Today, we can introduce thermal bumps into systems at either the chip level or the board level using discrete modules. We can design thermal bumps in for heat removal from the back or front of the die and even laterally (Fig. 2, again). There are several integration possibilities.

Designers can enhance back-side cooling by introducing thermal bumps into the heatsink to form an active heatsink or into a heat spreader. In this case, we employ discrete devices to mitigate hotspots emanating from the front of the die. In fact, while the following example demonstrates the feasibility of hotspot cooling using integral thermoelectric cooling, it also reveals the limitations of cooling the hotspot from the back of the die.

The hotspot sits on the active side of the die while the cooling device attaches to the copper heat spreader. The heat spreader is flipped onto the back of the die so the cooler is located near the back of the die, behind the first level thermal interface material, or TIM1.

In the lateral cooling paradigm, current flows from left to right, but the heat flows from the center of the module outward (Fig. 3). For a 3D chip stack, this lateral heat removal concept is combinable with an interposer through which the heat can shuttle away from the device.
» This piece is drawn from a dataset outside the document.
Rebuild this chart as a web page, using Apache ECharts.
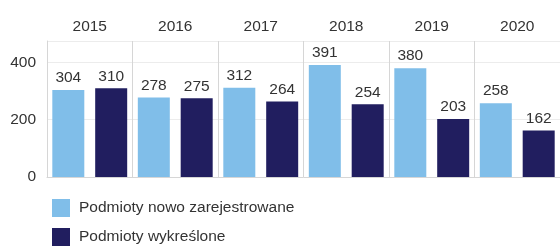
<!DOCTYPE html>
<html><head><meta charset="utf-8">
<script src="https://cdn.jsdelivr.net/npm/echarts@6/dist/echarts.min.js"></script>
<style>html,body{margin:0;padding:0;background:#fff}#c{width:560px;height:247px}</style>
</head><body><div id="c"></div>
<script>
const years = ['2015','2016','2017','2018','2019','2020'];
const registered = [304, 278, 312, 391, 380, 258];
const removed = [310, 275, 264, 254, 203, 162];
const yTicks = [0, 200, 400];
const seriesNames = ['Podmioty nowo zarejestrowane', 'Podmioty wykreślone'];

const chart = echarts.init(document.getElementById('c'), null, {renderer: 'canvas'});
const font = 'Liberation Sans, Arial, sans-serif';
const lbl = {show: true, position: 'top', distance: 4, fontSize: 15.5, color: '#333', fontFamily: font};
chart.setOption({
  animation: false,
  grid: {left: 47, right: 0, top: 41, bottom: 70},
  legend: {
    orient: 'vertical', left: 52, top: 199, padding: 0, itemWidth: 18, itemHeight: 18, itemGap: 11,
    icon: 'rect', data: seriesNames,
    textStyle: {fontSize: 15.5, color: '#333', fontFamily: font, padding: [0, 0, 0, 4]}
  },
  xAxis: {
    type: 'category', data: years, position: 'top',
    axisLine: {show: true, lineStyle: {color: '#d6d6d6'}},
    axisTick: {show: false},
    axisLabel: {fontSize: 15.5, color: '#333', fontFamily: font, margin: 6},
    splitLine: {show: true, interval: 0, lineStyle: {color: '#d6d6d6', width: 1}}
  },
  yAxis: {
    type: 'value', min: 0, max: 475, interval: 200,
    axisLine: {show: true, lineStyle: {color: '#d6d6d6'}},
    axisTick: {show: false},
    axisLabel: {fontSize: 15.5, color: '#333', fontFamily: font, margin: 11, showMaxLabel: false,
      formatter: v => yTicks.includes(v) ? String(v) : ''},
    splitLine: {show: true, lineStyle: {color: '#ececec'}}
  },
  series: [
    {name: seriesNames[0], type: 'bar', data: registered, barWidth: 32, barGap: '34%',
      itemStyle: {color: '#80bee9'}, label: lbl},
    {name: seriesNames[1], type: 'bar', data: removed, barWidth: 32, barGap: '34%',
      itemStyle: {color: '#211e5f'}, label: lbl}
  ]
});
</script></body></html>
In this scenario, the thermoelectric material is underneath the substrate and pulls heat from the center segment to the side. In turn, the center of the platform will cool, the sides will become hotter, and the heat dissipates laterally into the walls.

The last approach is active-side cooling. Figure 4 depicts the active side of a microprocessor. The smaller structures in the closeup represent conventional copper pillar bumps next to the larger thermal bump. There could be as few as 10 to 20 or as many as 600 to 1200 thermal bumps strategically placed on the chip only in the vicinity of the hotspots.
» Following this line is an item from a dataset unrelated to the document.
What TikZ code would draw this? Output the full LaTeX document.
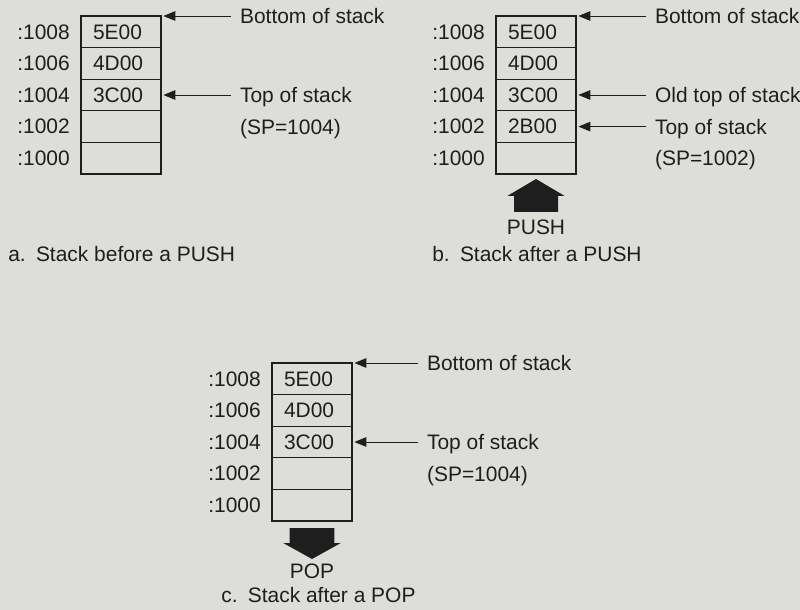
\documentclass[tikz,border=0pt]{standalone}
\usepackage{fontspec}
\setmainfont{Liberation Sans}
\usepackage{tikz}
\usetikzlibrary{arrows.meta,positioning,calc}
\definecolor{paper}{RGB}{221,221,218}
\definecolor{ink}{RGB}{30,30,30}
\tikzset{
  cell/.style={draw=ink,line width=0.9pt,minimum width=2cm,minimum height=0.79cm,outer sep=0pt,
    text width=1.4cm,align=left,inner xsep=0.3cm,inner ysep=0pt,text=ink},
  addr/.style={inner sep=0pt,text=ink},
  note/.style={anchor=west,inner xsep=0.22cm,inner ysep=0pt,text height=0.4cm,text depth=0.02cm,text=ink},
  ptr/.style={-{Triangle[length=0.3cm,width=0.24cm]},line width=0.6pt,draw=ink,shorten >=0.06cm},
  bigarrow/.style={fill=ink},
  caption/.style={anchor=west,inner sep=0pt,text=ink}
}

\begin{document}
\begin{tikzpicture}[font=\fontsize{14.9pt}{18pt}\selectfont]
  \path[use as bounding box,fill=paper] (0,0) rectangle (20,-15.25);

  % a. before the push
  \node[cell,anchor=north west] (a8) at (2.025,-0.4) {5E00};
  \node[cell,below=0pt of a8] (a6) {4D00};
  \node[cell,below=0pt of a6] (a4) {3C00};
  \node[cell,below=0pt of a4] (a2) {};
  \node[cell,below=0pt of a2] (a0) {};
  \node[note,right=1.75cm of a8.north east] (abot) {Bottom of stack};
  \node[note,right=1.75cm of a4] (atop) {Top of stack};
  \node[note,right=1.75cm of a2] (asp) {(SP=1004)};
  \draw[ptr] (abot) -- (a8.north east);
  \draw[ptr] (atop) -- (a4);
  \node[caption] (acap) at (0.2,-6.35) {a.\hspace{0.12em} Stack before a PUSH};

  % b. after the push
  \node[cell,anchor=north west] (b8) at (12.4,-0.4) {5E00};
  \node[cell,below=0pt of b8] (b6) {4D00};
  \node[cell,below=0pt of b6] (b4) {3C00};
  \node[cell,below=0pt of b4] (b2) {2B00};
  \node[cell,below=0pt of b2] (b0) {};
  \node[note,right=1.75cm of b8.north east] (bbot) {Bottom of stack};
  \node[note,right=1.75cm of b4] (bold) {Old top of stack};
  \node[note,right=1.75cm of b2] (btop) {Top of stack};
  \node[note,right=1.75cm of b0] (bsp) {(SP=1002)};
  \draw[ptr] (bbot) -- (b8.north east);
  \draw[ptr] (bold) -- (b4);
  \draw[ptr] (btop) -- (b2);
  \coordinate[below=0.125cm of b0.south] (pushtip);
  \fill[bigarrow] (pushtip) -- ++(0.71,-0.42) -- ++(-0.16,0) -- ++(0,-0.405)
    -- ++(-1.1,0) -- ++(0,0.405) -- ++(-0.16,0) -- cycle;
  \node[addr] (pushlbl) at ($(pushtip)+(0,-1.2)$) {PUSH};
  \node[caption] (bcap) at (10.8,-6.35) {b.\hspace{0.12em} Stack after a PUSH};

  % c. after the pop
  \node[cell,anchor=north west] (c8) at (6.8,-9.075) {5E00};
  \node[cell,below=0pt of c8] (c6) {4D00};
  \node[cell,below=0pt of c6] (c4) {3C00};
  \node[cell,below=0pt of c4] (c2) {};
  \node[cell,below=0pt of c2] (c0) {};
  \node[note,right=1.65cm of c8.north east] (cbot) {Bottom of stack};
  \node[note,right=1.65cm of c4] (ctop) {Top of stack};
  \node[note,right=1.65cm of c2] (csp) {(SP=1004)};
  \draw[ptr] (cbot) -- (c8.north east);
  \draw[ptr] (ctop) -- (c4);
  \coordinate[below=0.175cm of c0.south] (popbase);
  \fill[bigarrow] (popbase) ++(-0.56,0) -- ++(1.12,0) -- ++(0,-0.375) -- ++(0.16,0)
    -- ++(-0.72,-0.4) -- ++(-0.72,0.4) -- ++(0.16,0) -- cycle;
  \node[addr] (poplbl) at ($(c0.south)+(0,-1.25)$) {POP};
  \node[caption] (ccap) at (5.525,-14.875) {c.\hspace{0.12em} Stack after a POP};

  % addresses
  \foreach \s in {a,b,c}
    \foreach \n in {8,6,4,2,0}
      \node[addr,left=0.275cm of \s\n] (\s\n-addr) {:100\n};
\end{tikzpicture}
\end{document}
For this application, it isn’t necessary to use a large amount of thermoelectric material. In fact, as little as 1 by 1 mm per hotspot would be necessary to achieve the desired cooling effect. Notably, placement of this material so close to the heat source would lead to a higher thermoelectric cooling (TEC) efficiency.

We can address hotspots on printedcircuit boards (PCBs) using discrete modules, strategically placing them near the source of heat. Metal traces, which can be several microns thick, can be stacked or interdigitated to provide highly conductive pathways for collecting heat from the underlying circuit and funneling that heat to the thermal bump. Additionally, adding thermal vias, i.e., copper filled vias, will be necessary to provide pathways for the dissipating heat.

Managing the heat flow in systems is also a problem for many manufacturers of mobile devices. Unlike electromagnetic energy, which designers can isolate and/or confine, heat is mechanical in nature and hence can flow in any direction. This may include flowing toward sensitive components such as LCDs and other delicate parts. One solution is to employ thermoelectrics to create a thermal barrier against the flow of this energy.

A thermal barrier creates a small temperature inversion that channels thermal energy away from the barrier and in a more desirable direction. Construction of a thermal barrier may consist of several discrete thermoelectric devices, however loosely spaced and powered only at a very low level (Fig. 5).

The overall design, the number of modules, their spacing, and the heat spreader materials and dimensions determine the characteristics of the thermal barrier. In most cases, a 3°C to 5°C temperature inversion is all that is necessary to cause the heat to flow away from a surface, in essence creating a mirror or thermal reflector. The thermal barrier can activate when the temperature of the board reaches a critical point, creating an on-demand thermal management solution.

The use of thermal bumps and discrete devices to provide a thermal management solution does not obviate the need for system- level cooling or for a reasonable means of rejecting heat out of the system. Rather, it offers system design engineers a new set of tools with which to shape and enhance the performance of their system. Ultimately, the focus should be on cooling what you need to cool and nothing else and then managing the removal of this heat in a controlled fashion.